Realising the dangers inherent in continuous single-man rule and the frailty of the human species, progressive nations the world over have put term limits to holding presidential office.

It matters not how good or competent a person may be or may think they are, or how sycophants may think how good the person is, power must just change hands.

We have all seen what has happened in Tunisia, Egypt, Libya, Zaire and many other countries.

We saw the instability that was creeping into Zambia until Dr Kenneth Kaunda accepted the principle of multi-partyism and democratic elections.

The same destabilisation nearly derailed peace in Malawi until Dr Kamuzu Banda accepted democratic change.

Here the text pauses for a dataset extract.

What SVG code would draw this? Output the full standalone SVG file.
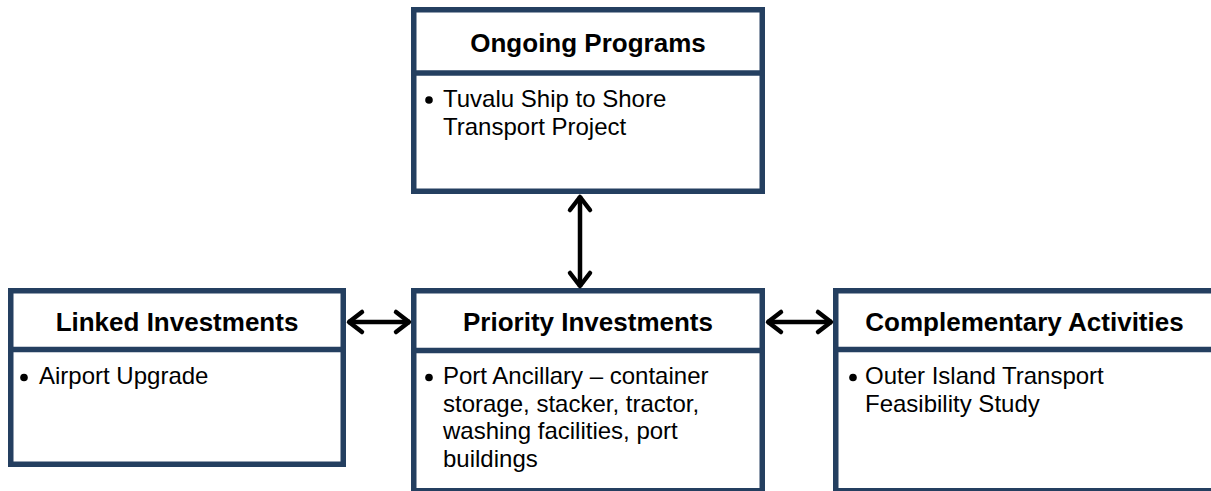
<svg xmlns="http://www.w3.org/2000/svg" width="1211" height="491" viewBox="0 0 1211 491">
  <style>
    .box { fill: #ffffff; stroke: #243F60; stroke-width: 5.5; }
    .div { stroke: #243F60; stroke-width: 5.5; }
    .title { font-family: "Liberation Sans", Arial, sans-serif; font-weight: bold; font-size: 26px; fill: #000; text-anchor: middle; }
    .body { font-family: "Liberation Sans", Arial, sans-serif; font-size: 24px; fill: #000; }
    .conn { stroke: #000; stroke-width: 4.5; fill: none; }
  </style>
  <defs>
    <marker id="chev" markerUnits="userSpaceOnUse" viewBox="-20 -15 25 30" refX="0" refY="0" markerWidth="25" markerHeight="30" orient="auto-start-reverse" overflow="visible">
      <path d="M -14 -10 L -1 0 L -14 10" fill="none" stroke="#000" stroke-width="4.5" stroke-linecap="round" stroke-linejoin="round"/>
    </marker>
  </defs>
  <rect width="1211" height="491" fill="#ffffff"/>

  <g id="ongoing-programs">
    <rect class="box" x="413.75" y="9.75" width="348.5" height="181.5"/>
    <line class="div" x1="411" y1="73" x2="765" y2="73"/>
    <text class="title" x="588" y="52">Ongoing Programs</text>
    <circle cx="429" cy="100" r="3.8" fill="#000"/>
    <text class="body" x="443" y="107">Tuvalu Ship to Shore</text>
    <text class="body" x="443" y="134.5">Transport Project</text>
  </g>

  <g id="linked-investments">
    <rect class="box" x="10.75" y="290.75" width="332.5" height="173.5"/>
    <line class="div" x1="8" y1="349.5" x2="346" y2="349.5"/>
    <text class="title" x="177" y="331">Linked Investments</text>
    <circle cx="24" cy="377.5" r="3.8" fill="#000"/>
    <text class="body" x="39" y="384">Airport Upgrade</text>
  </g>

  <g id="priority-investments">
    <rect class="box" x="413.75" y="290.75" width="348.5" height="200"/>
    <line class="div" x1="411" y1="350.5" x2="765" y2="350.5"/>
    <text class="title" x="588" y="331">Priority Investments</text>
    <circle cx="429" cy="377.5" r="3.8" fill="#000"/>
    <text class="body" x="443" y="384">Port Ancillary – container</text>
    <text class="body" x="443" y="411.5">storage, stacker, tractor,</text>
    <text class="body" x="443" y="439">washing facilities, port</text>
    <text class="body" x="443" y="466.5">buildings</text>
  </g>

  <g id="complementary-activities">
    <rect class="box" x="835.75" y="290.75" width="420" height="200"/>
    <line class="div" x1="833" y1="349.5" x2="1220" y2="349.5"/>
    <text class="title" x="1024.5" y="331">Complementary Activities</text>
    <circle cx="853" cy="377.5" r="3.8" fill="#000"/>
    <text class="body" x="865" y="384">Outer Island Transport</text>
    <text class="body" x="865" y="411.5">Feasibility Study</text>
  </g>

  <g id="connectors">
    <line class="conn" x1="580" y1="196" x2="580" y2="287" marker-start="url(#chev)" marker-end="url(#chev)"/>
    <line class="conn" x1="348" y1="322" x2="410" y2="322" marker-start="url(#chev)" marker-end="url(#chev)"/>
    <line class="conn" x1="767" y1="322" x2="832" y2="322" marker-start="url(#chev)" marker-end="url(#chev)"/>
  </g>
</svg>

Mwalimu Julius Nyerere is yet another leader who saw the danger in perennial rule after ruling for well over two decades and retired voluntarily.

It is strange that African leaders who all used the “self-determination”, “democracy” and “one-man-one-vote” mantras as their war cry in fighting colonialism, oppression and racial subjugation, turn against those same values, the moment they themselves get into power.

What is wrong, if anything, with one-man-one-vote? What is wrong , if anything, with the people retaining the right to self-determination and choosing their own leaders without having their hands chopped off, being killed or having their properties destroyed?

Why should people be prevented, on pain of arbitrary arrests, assaults, amputations, abductions and even death, from electing leaders of their choice, and why should people be forced to follow a particular political formation?

Why can’t the baton be passed on peacefully, from one leader to another, upon election by the people as happens in progressive countries?

It was a crying shame to see Zimbabweans setting upon each other like savages in the June 2008 presidential elections after successfully conducting commendable parliamentary and Senate elections in March of the same year.

Zimbabweans are highly literate and are a peace-loving people, who are quite capable of conducting elections peacefully, as happened in the said March 2008 election.

All this violence and intimidation is a deliberate ploy and smokescreen used by those who fear losing power in a peaceful environment.

The violence is deliberately cultivated by politicians, who are the real enemies of the people.

Zimbabwe does not deserve to be taught how to conduct peaceful elections by Sadc or the AU, or to have diplomatic delegations shuttling up and down to keep peace and help us conduct peaceful elections, we know what to do, we should just stop this detrimental culture of intimidation and violence.

We should keep our army in the barracks, where it belongs and de-politicise our police and state security agents and behave like the normal country that we are capable of being.

We should stop the hate speeches on radio and television and start behaving responsibly. Let us stop this bogeyman, delusional rubbish about imperialism and the ghost of colonialism and European nations wanting to recolonise us and start building a nation.

Which country has ever been recolonised?

We must up the standard of our politics and not be bogged down in this retrogressive and backward refrain of the ghost of imperialism nonsense.

Let’s shake-off the Ngomahuru syndrome and lay the foundation of nation-building.